Allerdings muss man sich immer vor Augen halten, dass nicht nur Rollstuhlfahrer Barrierefreiheit benötigen, sondern viele Menschen – mit oder ohne Einschränkungen – auch.
Wir befinden uns sozusagen in einem Prozess zu einer immer besseren, barrierefreien Umwelt.
3. BGG, LBO, DIN-Normen – das Regelwerk ist umfassend. Welche dieser Normen sind für Planer*innen bindend beim Barrierefreien Bauen?
Im Grundgesetz steht unter Art. 3 Abs. 3 Satz 2: „Niemand darf wegen seiner Behinderung benachteiligt werden.“ Das Behindertengleichstellungsgesetz regelt und definiert die Gleichstellung von Menschen mit Behinderungen.
Die Bauordnungen der Länder setzen die Anforderungen an bauliche Barrierefreiheit fest. Also bei welchen Bauvorhaben und in welchem Umfang Barrierefreiheit hergestellt werden muss. In der Regel betrifft dies Vorhaben, für die ein bauordnungsrechtliches Verfahren notwendig ist. Die Anforderungen gelten also nicht aus sich heraus.
Verbindlich sind die sogenannten „eingeführten technischen Baubestimmungen“, diese sind in den Bundesländern im Umfang unterschiedlich geregelt. Die Haupt-Normen DIN 18040-1 und -2 sind in allen Bundesländern in wesentlichen Teilen eingeführt. Darüber hinaus gibt es durchaus eine Vielzahl weiterer Verordnungen und Bestimmungen, die zu beachten sind.
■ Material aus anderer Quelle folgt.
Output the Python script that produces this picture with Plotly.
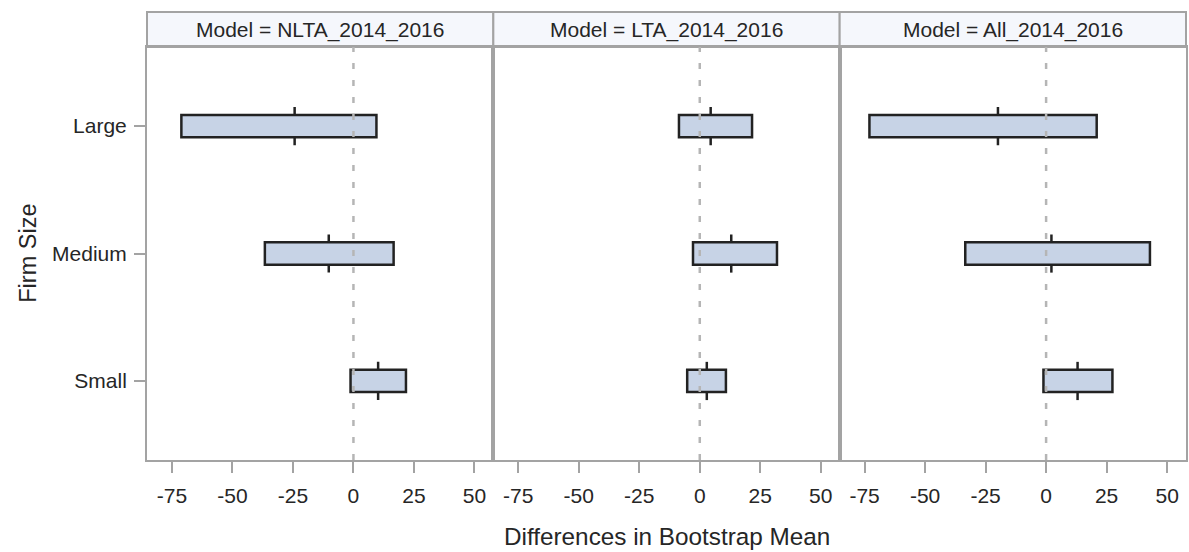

4. Kommen bei dem mannigfaltigen Regelwerk nicht die Gestaltung und Ästhetik zu kurz?
Ich empfehle, dies einfach als spannende Aufgabe zu betrachten, die uns Architekt*innen und Planer*innen zu bester gestalterischer Leistung herausfordert. Regeln sind zugleich Qualitätsmaßstab und sorgen für ein gemeinsames Verständnis, was gerade dort, wo Kompromisse notwendig sind, z.B. bei Bestandsumbauten, sehr wichtig sein kann.
5. Welches Projekt hat Sie zuletzt aufgrund seiner hervorragenden Verschmelzung von Funktion und Ästhetik beeindruckt?
Zuletzt haben mich auf einer Veranstaltung zwei vorgestellte Projekte begeistert. Einerseits das inklusive und integrative Hotel einsmehr in Augsburg. Ich habe es selbst bereits besucht und kenne das Angebot. Das zweite Projekt ist der barrierefreie Baumwipfelpfad im Nationalpark Bayerischer Wald. Ein Besuch dort steht auf jeden Fall auf meiner ToDo-Liste.
6. Wo kann ich mich als Innenarchitekt*in informieren?
Es gibt viele Möglichkeiten, sich zu informieren. In Bayern kommen die Kolleg*innen einfach auf die Beratungsstelle zu. Die Architektenkammern der Länder bieten ebenso vielfältige Schulungsangebote. Wir Innenarchitekt*innen sollten uns mit dem Thema auseinandersetzen, denn der Wissenstand ist in Abhängigkeit des Tätigkeitsschwerpunktes durchaus unterschiedlich.